GW Bridge Officers Warned Supervisors about the Hazard Conditions, told to Keep Quiet


                                                                          

Police officers on the George Washington Bridge last September during lane closures apparently ordered by Republican Gov. Chris Christie's aides as political payback said they warned superiors about the hazardous conditions created and were told not to talk about it on their radios, according to a summary provided by their lawyer to a legislative panel investigating the scandal.
Attorney Dan Bibb, who works for the union representing the Port Authority of New York and New Jersey officers, relayed information from 11 officers, including at least three who said they were told about the traffic change by a lieutenant who ordered them not to move the traffic cones blocking the lanes. Bibb's comments were included in a synopsis obtained by The Associated Press on Wednesday.
Bibb told the legislative panel's investigators that one of the officers, Steve Pisciotta, used his police radio to report hazardous conditions being caused by the severe traffic and was told to "shut up" by Deputy Inspector Darcy Licorish. Bibb said Pisciotta told him that Lt. Thomas Michaels and a sergeant visited him "to tell him that his radio communication had been inappropriate."
Michaels said in an earlier interview with the investigators that the Port Authority executive who ordered the closures, David Wildstein, called him the week before and asked him what would happen if three lanes were reduced to one. But the investigators said he told them that he didn't have any direct knowledge about why the lanes were changed and that he found out about the plan to change them the night before.
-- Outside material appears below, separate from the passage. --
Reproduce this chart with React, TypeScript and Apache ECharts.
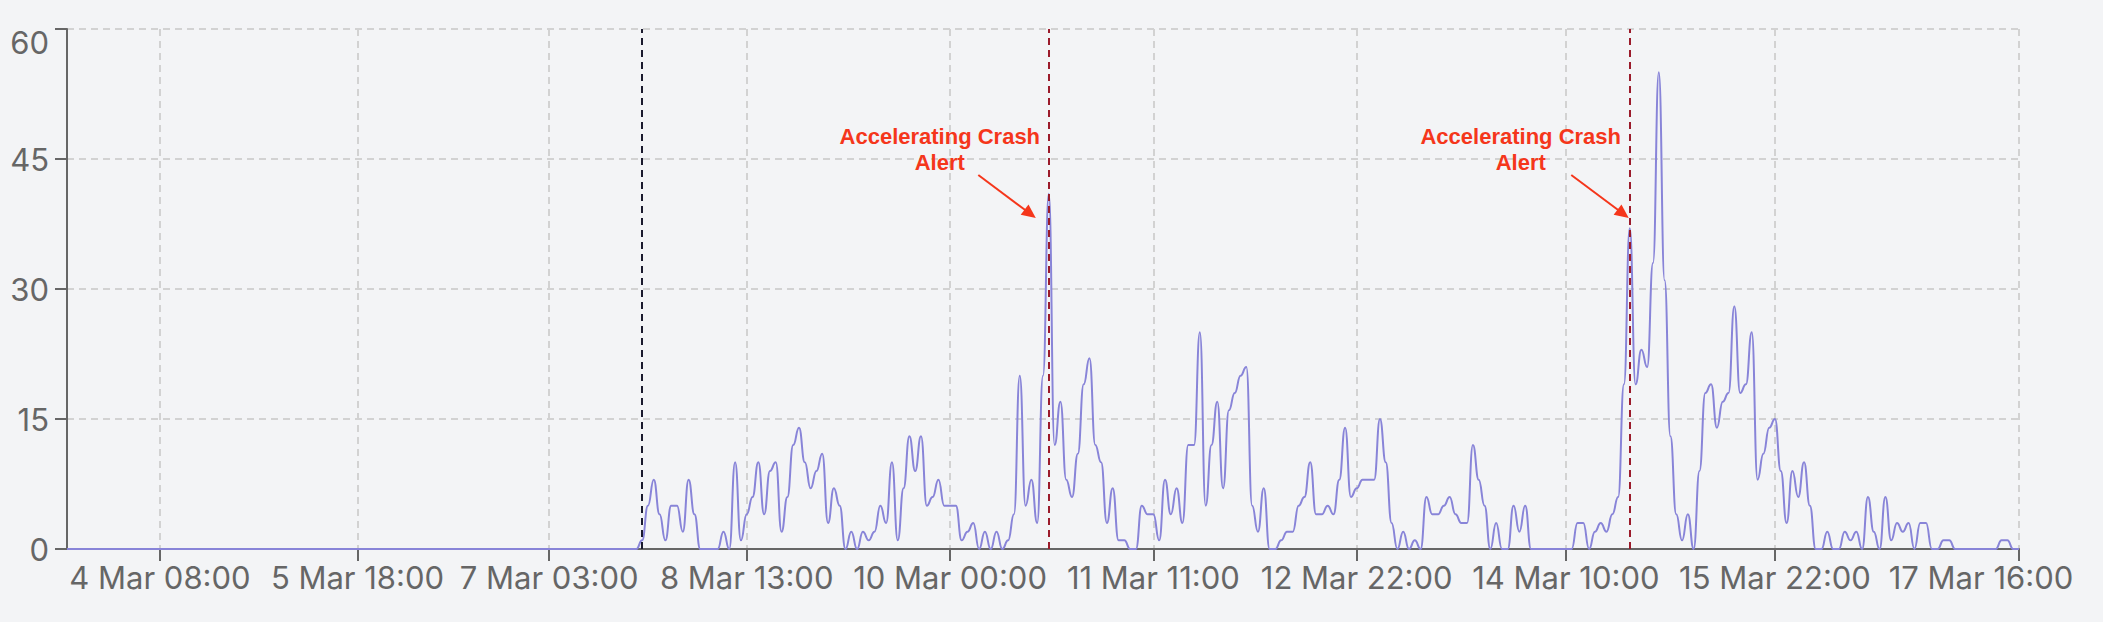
import React, { useEffect, useRef } from "react";
import * as echarts from "echarts";

// ---- data -------------------------------------------------------------
// hourly buckets from 3 Mar 16:00 to 17 Mar 16:00
const START_DAY = 3;
const START_HOUR = 16;
const HOUR_COUNT = 337;

const TICK_LABELS = [
  "4 Mar 08:00",
  "5 Mar 18:00",
  "7 Mar 03:00",
  "8 Mar 13:00",
  "10 Mar 00:00",
  "11 Mar 11:00",
  "12 Mar 22:00",
  "14 Mar 10:00",
  "15 Mar 22:00",
  "17 Mar 16:00",
];

const Y_TICKS = [0, 15, 30, 45, 60];

const VALUES = [
  // 3 Mar 16:00 .. 7 Mar 18:00 (all zero)
  0, 0, 0, 0, 0, 0, 0, 0, 0, 0,
  0, 0, 0, 0, 0, 0, 0, 0, 0, 0,
  0, 0, 0, 0, 0, 0, 0, 0, 0, 0,
  0, 0, 0, 0, 0, 0, 0, 0, 0, 0,
  0, 0, 0, 0, 0, 0, 0, 0, 0, 0,
  0, 0, 0, 0, 0, 0, 0, 0, 0, 0,
  0, 0, 0, 0, 0, 0, 0, 0, 0, 0,
  0, 0, 0, 0, 0, 0, 0, 0, 0, 0,
  0, 0, 0, 0, 0, 0, 0, 0, 0, 0,
  0, 0, 0, 0, 0, 0, 0, 0, 0,
  // 7 Mar 19:00 ..
  1, 5, 8, 4, 1, 5, 5, 2, 8, 4,
  0, 0, 0, 0, 2, 0, 10, 1, 4, 6,
  10, 4, 9, 10, 2, 6, 12, 14, 10, 7,
  9, 11, 3, 7, 5, 0, 2, 0, 2, 1,
  2, 5, 3, 10, 1, 7, 13, 9, 13, 5,
  6, 8, 5, 5, 5, 1, 2, 3, 0, 2,
  0, 2, 0, 1, 4, 20, 5, 8, 3, 20,
  41, 12, 17, 8, 6, 11, 19, 22, 12, 10,
  3, 7, 1, 1, 0, 0, 5, 4, 4, 1,
  8, 4, 7, 3, 12, 12, 25, 5, 12, 17,
  7, 16, 18, 20, 21, 5, 2, 7, 0, 0,
  1, 2, 2, 5, 6, 10, 4, 4, 5, 4,
  8, 14, 6, 7, 8, 8, 8, 15, 10, 3,
  0, 2, 0, 1, 0, 6, 4, 4, 5, 6,
  4, 3, 3, 12, 8, 5, 0, 3, 0, 0,
  5, 2, 5, 0, 0, 0, 0, 0, 0, 0,
  0, 3, 3, 0, 2, 3, 2, 4, 6, 19,
  37, 19, 23, 21, 33, 55, 31, 13, 4, 1,
  4, 0, 9, 18, 19, 14, 17, 18, 28, 18,
  19, 25, 8, 11, 14, 15, 9, 3, 9, 6,
  10, 5, 0, 0, 2, 0, 0, 2, 1, 2,
  0, 6, 2, 0, 6, 1, 3, 2, 3, 0,
  3, 3, 0, 0, 1, 1, 0, 0, 0, 0,
  0, 0, 0, 0, 1, 1, 0, 0,
];

const START_MARK = "7 Mar 19:00";
const ALERT_MARKS = ["10 Mar 17:00", "14 Mar 21:00"];
const ALERT_LINE_1 = "Accelerating Crash";
const ALERT_LINE_2 = "Alert";
const ARROW_TIP_DX = [-13, -1];

// ---- helpers -----------------------------------------------------------
const pad = (n: number) => (n < 10 ? "0" + n : String(n));
const CATEGORIES: string[] = [];
for (let i = 0; i < HOUR_COUNT; i++) {
  const h = START_HOUR + i;
  CATEGORIES.push(`${START_DAY + Math.floor(h / 24)} Mar ${pad(h % 24)}:00`);
}

const AXIS_GREY = "#666666";
const GRID_GREY = "#d2d2d2";
const LINE_COLOR = "#8884d8";
const ALERT_RED = "#f5361b";
const ALERT_LINE = "#9b1b2b";
const FONT = "Inter, 'Noto Sans', sans-serif";
const FONT_SIZE = 31;

export default function App() {
  const ref = useRef<HTMLDivElement>(null);

  useEffect(() => {
    if (!ref.current) return;
    document.body.style.margin = "0";
    document.body.style.background = "#f3f4f6";
    const chart = echarts.init(ref.current, undefined, { renderer: "svg" });
    const isTick = (_i: number, v: string) => TICK_LABELS.indexOf(v) >= 0;
    const last = TICK_LABELS[TICK_LABELS.length - 1];

    chart.setOption({
      animation: false,
      backgroundColor: "#f3f4f6",
      grid: { left: 67, right: 84, top: 29, bottom: 73, containLabel: false },
      xAxis: {
        type: "category",
        data: CATEGORIES,
        boundaryGap: false,
        axisLine: { show: true, lineStyle: { color: AXIS_GREY, width: 2 } },
        axisTick: {
          show: true,
          interval: isTick,
          length: 12,
          lineStyle: { color: AXIS_GREY, width: 2 },
        },
        axisLabel: {
          interval: isTick,
          margin: 13,
          color: AXIS_GREY,
          fontFamily: FONT,
          fontSize: FONT_SIZE,
          formatter: (v: string) => (v === last ? `{last|${v}}` : v),
          rich: {
            last: {
              fontFamily: FONT,
              fontSize: FONT_SIZE,
              color: AXIS_GREY,
              padding: [0, 76, 0, 0],
            },
          },
        },
        splitLine: {
          show: true,
          interval: isTick,
          lineStyle: { color: GRID_GREY, width: 2, type: [7, 5] },
        },
      },
      yAxis: {
        type: "value",
        min: Y_TICKS[0],
        max: Y_TICKS[Y_TICKS.length - 1],
        interval: Y_TICKS[1] - Y_TICKS[0],
        axisLine: { show: true, lineStyle: { color: AXIS_GREY, width: 2 } },
        axisTick: { show: true, length: 12, lineStyle: { color: AXIS_GREY, width: 2 } },
        axisLabel: {
          margin: 18,
          color: AXIS_GREY,
          fontFamily: FONT,
          fontSize: FONT_SIZE,
          formatter: (v: number) =>
            v === Y_TICKS[Y_TICKS.length - 1] ? `{top|${v}}` : String(v),
          rich: {
            top: {
              fontFamily: FONT,
              fontSize: FONT_SIZE,
              color: AXIS_GREY,
              padding: [26, 0, 0, 0],
            },
          },
        },
        splitLine: {
          show: true,
          lineStyle: { color: GRID_GREY, width: 2, type: [7, 5] },
        },
      },
      series: [
        {
          type: "line",
          data: VALUES,
          smooth: true,
          smoothMonotone: "x",
          showSymbol: false,
          symbol: "none",
          lineStyle: { color: LINE_COLOR, width: 2 },
          z: 3,
          markLine: {
            silent: true,
            symbol: ["none", "none"],
            label: { show: false },
            z: 4,
            data: [
              {
                xAxis: START_MARK,
                lineStyle: { color: "#1a1a2e", width: 2, type: [7, 5] },
              },
              ...ALERT_MARKS.map((m) => ({
                xAxis: m,
                lineStyle: { color: ALERT_LINE, width: 2, type: [7, 5] },
              })),
            ],
          },
        },
      ],
    });

    // annotations anchored on the alert categories
    const graphics: any[] = [];
    ALERT_MARKS.forEach((m, k) => {
      const x = chart.convertToPixel({ xAxisIndex: 0 }, CATEGORIES.indexOf(m)) as number;
      const cx = x - 109;
      const font = "bold 22px 'Liberation Sans', Arial, sans-serif";
      graphics.push({
        type: "text",
        z: 10,
        style: { text: ALERT_LINE_1, x: cx, y: 136, align: "center", verticalAlign: "middle", fill: ALERT_RED, font },
      });
      graphics.push({
        type: "text",
        z: 10,
        style: { text: ALERT_LINE_2, x: cx, y: 162, align: "center", verticalAlign: "middle", fill: ALERT_RED, font },
      });
      const tx = x + ARROW_TIP_DX[k];
      const ty = 218;
      const sx = tx - 57.5;
      const sy = 175;
      const len = Math.hypot(tx - sx, ty - sy);
      const ux = (tx - sx) / len;
      const uy = (ty - sy) / len;
      const hl = 14;
      const hw = 6.5;
      const bx = tx - ux * hl;
      const by = ty - uy * hl;
      graphics.push({
        type: "line",
        z: 10,
        shape: { x1: sx, y1: sy, x2: bx + ux * 2, y2: by + uy * 2 },
        style: { stroke: ALERT_RED, lineWidth: 2 },
      });
      graphics.push({
        type: "polygon",
        z: 10,
        shape: {
          points: [
            [tx, ty],
            [bx - uy * hw, by + ux * hw],
            [bx + uy * hw, by - ux * hw],
          ],
        },
        style: { fill: ALERT_RED },
      });
    });
    chart.setOption({ graphic: graphics });

    return () => chart.dispose();
  }, []);

  return (
    <div
      ref={ref}
      style={{ position: "fixed", left: 0, top: 0, width: 2103, height: 622 }}
    />
  );
}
Lawyers representing Michaels and Licorish didn't immediately return phone calls seeking comment on Wednesday.
Christie spokesman Kevin Roberts referred to a statement issued earlier this year in which he said Christie never had conversations with Michaels about the bridge, which connects Fort Lee and New York City. Christie, a potential 2016 presidential candidate, has called the lane closings "inexplicably stupid" but said he didn't know about them beforehand.
Investigators are looking into who approved closing the lanes in Fort Lee, causing four days of massive traffic jams, apparently to punish its mayor, Mark Sokolich, a Democrat who didn't support Christie for re-election. The lane closures came weeks after Christie's then-deputy chief of staff, Bridget Kelly, sent a message to Wildstein: "Time for some traffic problems in Fort Lee."
Michaels, who grew up in Livingston with Wildstein and Christie and coached Christie's son's hockey team, told the investigators that he drove Wildstein through Fort Lee to get a closer look at the traffic on the first morning of the lane closures and that Wildstein told him they were part of a traffic study. He told the investigators that he didn't discuss anything "substantive concerning the lane closures" with Wildstein while eating breakfast with him that morning.
He told them he had only occasional interactions with Christie at the hockey rink and didn't otherwise talk with him. His brother was a campaign adviser for Christie in 2009.
Wildstein graduated from Livingston High School a year before Christie and was hired in 2010 at the Port Authority by Christie's top appointee there, deputy executive director Bill Baroni.
In January, Wildstein appeared before the legislative committee investigating the lane closures but declined to answer any questions. Kelly, who was fired in January, also refused to cooperate with the legislative committee.
The Record was the first to report on the Bibb document.
___
Associated Press writer Jill Colvin contributed to this report from Mexico City.